Now, bloc of private universities opposes the very idea of regulatory body in Punjab
The private universities challenged the regulatory body as “unconstitutional”, citing an order of the Himachal Pradesh high court on a similar body there.Updated: Sep 07, 2017 10:25 IST
The proposal of Punjab’s Congress government to constitute a regulatory body to monitor functioning of private institutes faced fresh resistance from the universities that opposed the very idea, at a meeting with ministers here on Wednesday. Earlier, the private universities were opposed only to the plan to cap the fee and number of seats.
- No cap on seats at present; pvt varsities can admit as many as students they want
- No check on fee; pvt varsities are charging hefty fee and, in many courses, it’s as high as foreign varsities
- Quality of education under question; because of no entrance test, private varsities are admitting students without considering if they are eligible
In the meeting of the cabinet sub-committee about the plan, all private universities unanimously said any regulator would have the “worst impact”. The meeting was chaired by the sub-committee head, health minister Brahm Mohindra, at Punjab Bhawan where chancellors of all private universities operating in Punjab and representatives of government universities too participated. Technical education minister Charanjit Channi and education minister Aruna Chaudhary also attended as members of the sub-committee.
The private universities challenged the regulatory body as “unconstitutional”, citing an order of the Himachal Pradesh high court on a similar body there. It must, however, be noted that the HC order quashing the regulatory body has since been stayed by the Supreme Court on an appeal by the state government. “We are not against making a pro-student environment in the institutes of Punjab,” stressed Satnam Sandhu, chancellor of Chandigarh University, while speaking with HT after the meeting. “But, before making any such regulatory authority, the government must keep in mind that in Himachal, the only state in India to have a regulatory body, their high court had termed this body as unconstitutional. Moreover, the Punjab government must also study the model of the hilly state where many institutes ended their operations after the body came into existence seven years back.”

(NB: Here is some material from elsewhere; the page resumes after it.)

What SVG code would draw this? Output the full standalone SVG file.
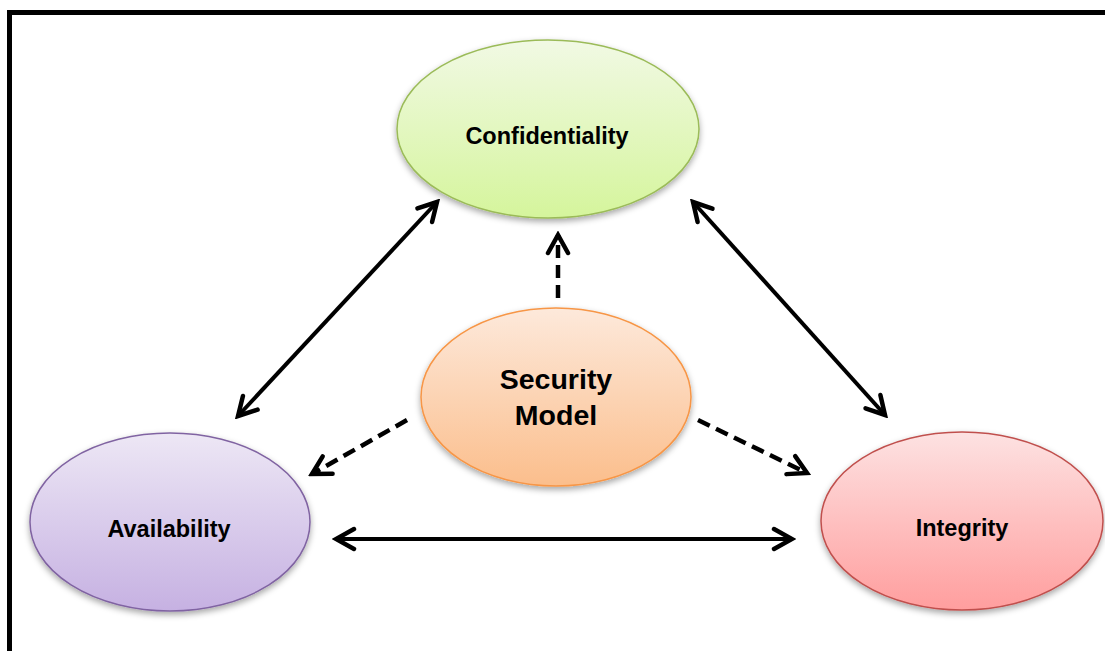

Chancellor of another university situated in Doaba said, on the condition of anonymity, that the state’s move would affect private universities “the way industrial packages given to Himachal have led to shifting of industry from Punjab”.
- Capping of seats and fee will hit their business prospects
- At present, varsities don’t have to file any report to state government; that will change under planned law
- Varsities says they already have UGC, AICTE and other councils to check functioning
“If seats are capped through the regulatory body, private universities working in Punjab would not get a level-playing fields. How will we compete with states where there is no capping?” he asked. “Moreover, before becoming private universities, we were running as private colleges; and the only reason we chose to become universities was to get autonomy. Any regulator at the state level is an attack on our autonomy.”
The universities have contended that their functioning is already being monitored by “so many regulatory bodies” of the Union government, such as the University Grants Commission. “We have regulations of the UGC that does inspections time to time. For every course we run, we have councils formed by the Union government that supervise. When everything is already under supervision, how does this regulatory body make a difference?” the chancellor from Doaba further said.
Some actually want it, to fight monopoly
Sources said there were some chancellors who refrained from speaking against the proposed law to have a regulatory body for private universities. And, thus, there’s a counter-view. “Some private universities even want capping of the seats to end the monopoly of two or three big players who are calling the shots at present in the education business. They are of the opinion that a regulatory body may provide all universities a level-playing field,” a minister who was part of the meeting told HT.
Sources in the government have told HT that some private universities exerted pressure to defer the proposal, and the formation of the cabinet sub-committee was a result of that.
All government-run universities representatives have hailed the proposal. “The regulatory body is the need of the hour as our private as well as government institutes of higher education must live up to the changing demands in the field of education as per needs of the industry,” said Channi.